Out of the lines below, please list those that hold the string "this".

### Dataset ###

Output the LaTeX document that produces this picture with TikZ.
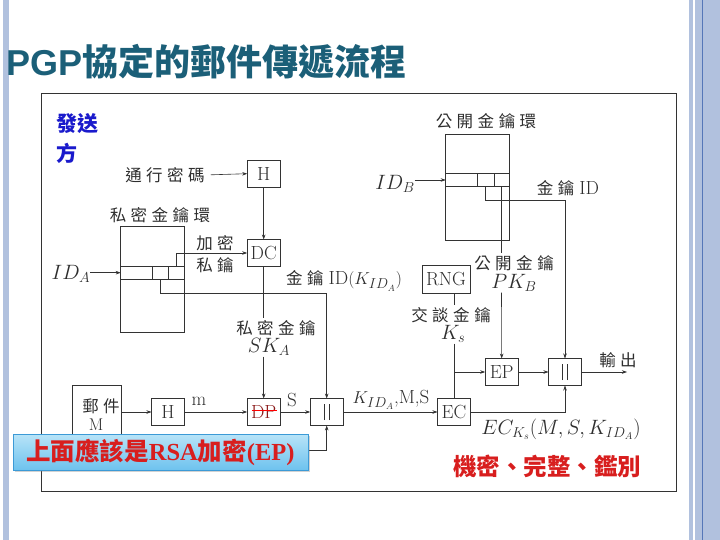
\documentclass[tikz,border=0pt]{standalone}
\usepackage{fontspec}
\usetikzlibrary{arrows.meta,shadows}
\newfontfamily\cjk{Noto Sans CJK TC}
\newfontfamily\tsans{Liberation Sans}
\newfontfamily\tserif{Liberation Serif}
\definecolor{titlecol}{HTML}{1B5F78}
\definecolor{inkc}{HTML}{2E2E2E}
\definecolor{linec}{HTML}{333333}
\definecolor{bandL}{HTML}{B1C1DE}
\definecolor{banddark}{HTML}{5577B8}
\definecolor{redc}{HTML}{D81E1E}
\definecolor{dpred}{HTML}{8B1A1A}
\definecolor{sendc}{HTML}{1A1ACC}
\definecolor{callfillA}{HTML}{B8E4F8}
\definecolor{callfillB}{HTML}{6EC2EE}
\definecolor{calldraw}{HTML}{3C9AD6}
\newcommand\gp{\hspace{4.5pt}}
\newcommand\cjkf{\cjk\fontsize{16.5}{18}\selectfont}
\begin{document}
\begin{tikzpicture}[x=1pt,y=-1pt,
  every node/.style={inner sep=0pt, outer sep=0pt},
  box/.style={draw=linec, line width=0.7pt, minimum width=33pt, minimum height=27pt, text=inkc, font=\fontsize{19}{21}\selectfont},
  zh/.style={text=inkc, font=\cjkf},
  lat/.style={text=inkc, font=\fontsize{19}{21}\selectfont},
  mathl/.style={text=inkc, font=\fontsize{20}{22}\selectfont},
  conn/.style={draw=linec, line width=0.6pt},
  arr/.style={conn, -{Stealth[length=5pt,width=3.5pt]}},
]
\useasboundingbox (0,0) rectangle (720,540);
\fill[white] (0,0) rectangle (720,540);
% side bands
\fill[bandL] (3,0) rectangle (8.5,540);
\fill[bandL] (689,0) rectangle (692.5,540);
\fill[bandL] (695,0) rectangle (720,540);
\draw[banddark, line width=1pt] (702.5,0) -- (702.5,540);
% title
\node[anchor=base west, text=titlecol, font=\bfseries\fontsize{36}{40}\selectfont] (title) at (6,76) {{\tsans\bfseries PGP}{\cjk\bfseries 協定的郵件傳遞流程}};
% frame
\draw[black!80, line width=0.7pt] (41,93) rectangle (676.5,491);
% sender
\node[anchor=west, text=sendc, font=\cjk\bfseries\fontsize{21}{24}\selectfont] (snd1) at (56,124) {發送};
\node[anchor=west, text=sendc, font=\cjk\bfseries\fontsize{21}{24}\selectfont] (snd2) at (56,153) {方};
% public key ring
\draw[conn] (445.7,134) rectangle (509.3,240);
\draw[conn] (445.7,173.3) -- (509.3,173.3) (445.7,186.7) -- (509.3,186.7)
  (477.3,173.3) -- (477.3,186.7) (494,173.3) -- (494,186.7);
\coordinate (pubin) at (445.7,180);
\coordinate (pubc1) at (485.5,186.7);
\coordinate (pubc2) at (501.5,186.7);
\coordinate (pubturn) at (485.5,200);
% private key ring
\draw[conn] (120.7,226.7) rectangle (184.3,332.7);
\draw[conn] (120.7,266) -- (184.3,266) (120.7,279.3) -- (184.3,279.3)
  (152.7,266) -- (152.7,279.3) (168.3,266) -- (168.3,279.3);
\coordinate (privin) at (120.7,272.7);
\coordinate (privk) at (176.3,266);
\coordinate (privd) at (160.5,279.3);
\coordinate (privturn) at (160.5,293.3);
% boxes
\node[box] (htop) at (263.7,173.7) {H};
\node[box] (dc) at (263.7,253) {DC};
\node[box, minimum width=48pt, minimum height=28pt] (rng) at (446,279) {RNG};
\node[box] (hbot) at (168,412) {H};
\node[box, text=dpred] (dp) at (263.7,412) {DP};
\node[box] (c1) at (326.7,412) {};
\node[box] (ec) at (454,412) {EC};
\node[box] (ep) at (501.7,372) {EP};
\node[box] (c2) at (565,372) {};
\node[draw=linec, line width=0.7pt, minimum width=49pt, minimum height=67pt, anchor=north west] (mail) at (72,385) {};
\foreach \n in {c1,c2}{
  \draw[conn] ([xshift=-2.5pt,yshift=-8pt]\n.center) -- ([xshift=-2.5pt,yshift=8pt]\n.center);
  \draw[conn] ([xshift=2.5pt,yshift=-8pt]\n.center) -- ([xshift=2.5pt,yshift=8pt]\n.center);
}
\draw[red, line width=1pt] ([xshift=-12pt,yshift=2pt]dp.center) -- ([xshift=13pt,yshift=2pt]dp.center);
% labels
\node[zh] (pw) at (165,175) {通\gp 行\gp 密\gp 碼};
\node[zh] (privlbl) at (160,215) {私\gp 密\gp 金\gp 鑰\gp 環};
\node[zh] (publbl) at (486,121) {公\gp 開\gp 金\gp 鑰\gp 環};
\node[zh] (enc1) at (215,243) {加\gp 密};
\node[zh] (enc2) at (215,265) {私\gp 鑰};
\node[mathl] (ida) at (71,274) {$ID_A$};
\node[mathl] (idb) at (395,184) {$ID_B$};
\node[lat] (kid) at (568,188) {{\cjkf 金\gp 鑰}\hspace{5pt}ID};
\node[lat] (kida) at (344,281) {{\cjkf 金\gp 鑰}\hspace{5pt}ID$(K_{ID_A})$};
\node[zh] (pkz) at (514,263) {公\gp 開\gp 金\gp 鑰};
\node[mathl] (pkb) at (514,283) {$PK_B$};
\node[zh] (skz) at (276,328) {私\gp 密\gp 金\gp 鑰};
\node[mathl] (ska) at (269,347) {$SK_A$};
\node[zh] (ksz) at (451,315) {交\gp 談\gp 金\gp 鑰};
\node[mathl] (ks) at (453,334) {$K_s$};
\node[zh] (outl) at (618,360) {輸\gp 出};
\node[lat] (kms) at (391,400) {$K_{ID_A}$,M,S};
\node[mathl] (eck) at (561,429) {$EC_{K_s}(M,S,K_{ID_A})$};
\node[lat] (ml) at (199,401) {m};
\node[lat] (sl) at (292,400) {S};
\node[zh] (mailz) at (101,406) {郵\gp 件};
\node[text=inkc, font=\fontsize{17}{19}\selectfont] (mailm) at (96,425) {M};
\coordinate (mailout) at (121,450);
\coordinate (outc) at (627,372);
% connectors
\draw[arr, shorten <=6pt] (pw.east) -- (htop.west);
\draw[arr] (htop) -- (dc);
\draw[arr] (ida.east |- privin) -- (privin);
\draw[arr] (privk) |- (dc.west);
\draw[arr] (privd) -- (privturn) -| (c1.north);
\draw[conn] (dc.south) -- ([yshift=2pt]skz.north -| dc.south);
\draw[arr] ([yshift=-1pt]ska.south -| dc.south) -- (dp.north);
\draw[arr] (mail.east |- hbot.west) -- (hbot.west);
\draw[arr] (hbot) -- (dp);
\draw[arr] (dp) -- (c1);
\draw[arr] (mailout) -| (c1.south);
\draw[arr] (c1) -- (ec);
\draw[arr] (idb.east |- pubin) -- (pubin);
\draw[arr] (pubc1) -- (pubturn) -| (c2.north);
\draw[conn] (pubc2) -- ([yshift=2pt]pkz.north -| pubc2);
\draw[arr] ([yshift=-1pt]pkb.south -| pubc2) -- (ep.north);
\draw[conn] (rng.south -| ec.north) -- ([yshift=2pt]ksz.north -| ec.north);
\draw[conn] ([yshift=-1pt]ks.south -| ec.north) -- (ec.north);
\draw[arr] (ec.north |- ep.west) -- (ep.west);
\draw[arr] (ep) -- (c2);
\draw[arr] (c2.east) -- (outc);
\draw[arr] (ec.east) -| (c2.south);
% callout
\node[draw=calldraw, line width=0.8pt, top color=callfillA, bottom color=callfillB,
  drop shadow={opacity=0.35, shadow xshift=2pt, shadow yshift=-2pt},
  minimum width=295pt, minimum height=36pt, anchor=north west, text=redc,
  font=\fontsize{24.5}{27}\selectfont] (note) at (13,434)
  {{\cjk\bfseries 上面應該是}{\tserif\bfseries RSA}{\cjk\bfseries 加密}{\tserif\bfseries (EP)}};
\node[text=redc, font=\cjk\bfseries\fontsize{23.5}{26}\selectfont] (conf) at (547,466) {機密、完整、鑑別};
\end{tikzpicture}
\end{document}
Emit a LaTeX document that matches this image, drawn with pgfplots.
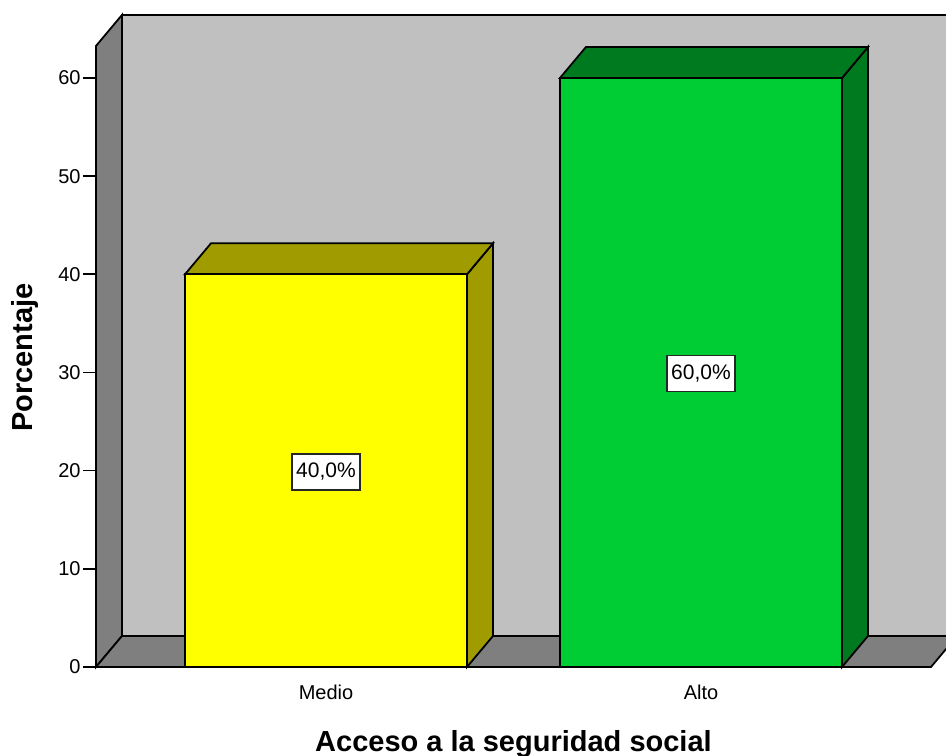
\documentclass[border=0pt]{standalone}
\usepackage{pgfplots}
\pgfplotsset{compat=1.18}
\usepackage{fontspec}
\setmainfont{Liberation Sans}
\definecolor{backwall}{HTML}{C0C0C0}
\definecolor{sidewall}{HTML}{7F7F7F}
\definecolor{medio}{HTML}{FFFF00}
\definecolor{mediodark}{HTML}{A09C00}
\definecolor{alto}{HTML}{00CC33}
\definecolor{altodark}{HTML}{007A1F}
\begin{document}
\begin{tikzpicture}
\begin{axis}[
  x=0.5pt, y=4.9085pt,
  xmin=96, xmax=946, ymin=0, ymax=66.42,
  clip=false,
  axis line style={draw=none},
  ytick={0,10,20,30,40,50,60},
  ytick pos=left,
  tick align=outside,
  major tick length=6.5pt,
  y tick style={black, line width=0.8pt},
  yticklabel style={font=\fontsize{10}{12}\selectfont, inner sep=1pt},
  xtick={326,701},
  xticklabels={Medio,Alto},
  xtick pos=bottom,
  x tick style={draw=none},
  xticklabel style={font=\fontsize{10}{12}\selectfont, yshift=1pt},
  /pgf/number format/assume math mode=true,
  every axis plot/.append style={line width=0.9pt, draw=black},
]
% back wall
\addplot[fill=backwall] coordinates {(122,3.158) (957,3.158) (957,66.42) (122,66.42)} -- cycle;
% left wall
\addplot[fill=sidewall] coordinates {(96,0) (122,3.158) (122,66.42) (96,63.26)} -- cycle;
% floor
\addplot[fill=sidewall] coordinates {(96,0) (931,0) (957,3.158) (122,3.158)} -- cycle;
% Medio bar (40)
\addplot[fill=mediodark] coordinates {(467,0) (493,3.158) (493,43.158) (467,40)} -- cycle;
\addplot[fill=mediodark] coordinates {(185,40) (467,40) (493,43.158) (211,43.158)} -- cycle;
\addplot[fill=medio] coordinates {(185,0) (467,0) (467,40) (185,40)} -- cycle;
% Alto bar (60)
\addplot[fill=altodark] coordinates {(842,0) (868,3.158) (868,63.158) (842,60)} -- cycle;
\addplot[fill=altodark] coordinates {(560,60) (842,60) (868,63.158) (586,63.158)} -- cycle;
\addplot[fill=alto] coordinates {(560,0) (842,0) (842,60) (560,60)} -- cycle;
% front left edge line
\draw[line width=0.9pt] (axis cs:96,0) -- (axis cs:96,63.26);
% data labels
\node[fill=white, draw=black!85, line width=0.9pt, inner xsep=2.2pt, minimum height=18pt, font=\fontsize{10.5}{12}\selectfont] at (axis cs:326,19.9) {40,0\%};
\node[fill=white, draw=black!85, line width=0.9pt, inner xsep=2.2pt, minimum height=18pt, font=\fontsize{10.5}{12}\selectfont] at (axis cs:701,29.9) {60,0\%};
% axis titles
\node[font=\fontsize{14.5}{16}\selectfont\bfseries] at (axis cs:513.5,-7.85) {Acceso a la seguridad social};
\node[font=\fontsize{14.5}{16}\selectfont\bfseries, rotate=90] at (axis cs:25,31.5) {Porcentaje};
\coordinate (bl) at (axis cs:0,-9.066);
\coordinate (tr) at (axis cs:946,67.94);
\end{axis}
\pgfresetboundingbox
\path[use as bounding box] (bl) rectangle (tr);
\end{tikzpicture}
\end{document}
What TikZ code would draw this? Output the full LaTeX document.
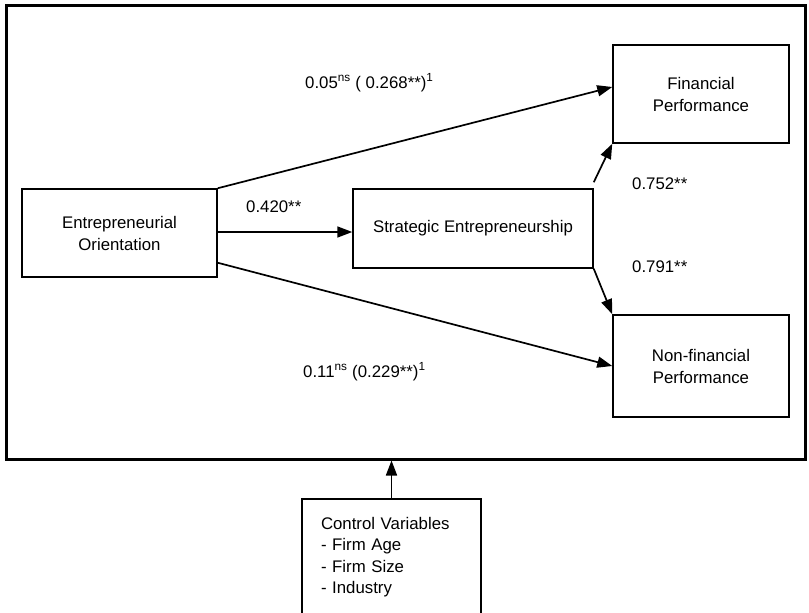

###

Correct result:
Output the LaTeX document that produces this picture with TikZ.
Emit a LaTeX document that matches this image, drawn with pgfplots.
What TikZ code would draw this? Output the full LaTeX document.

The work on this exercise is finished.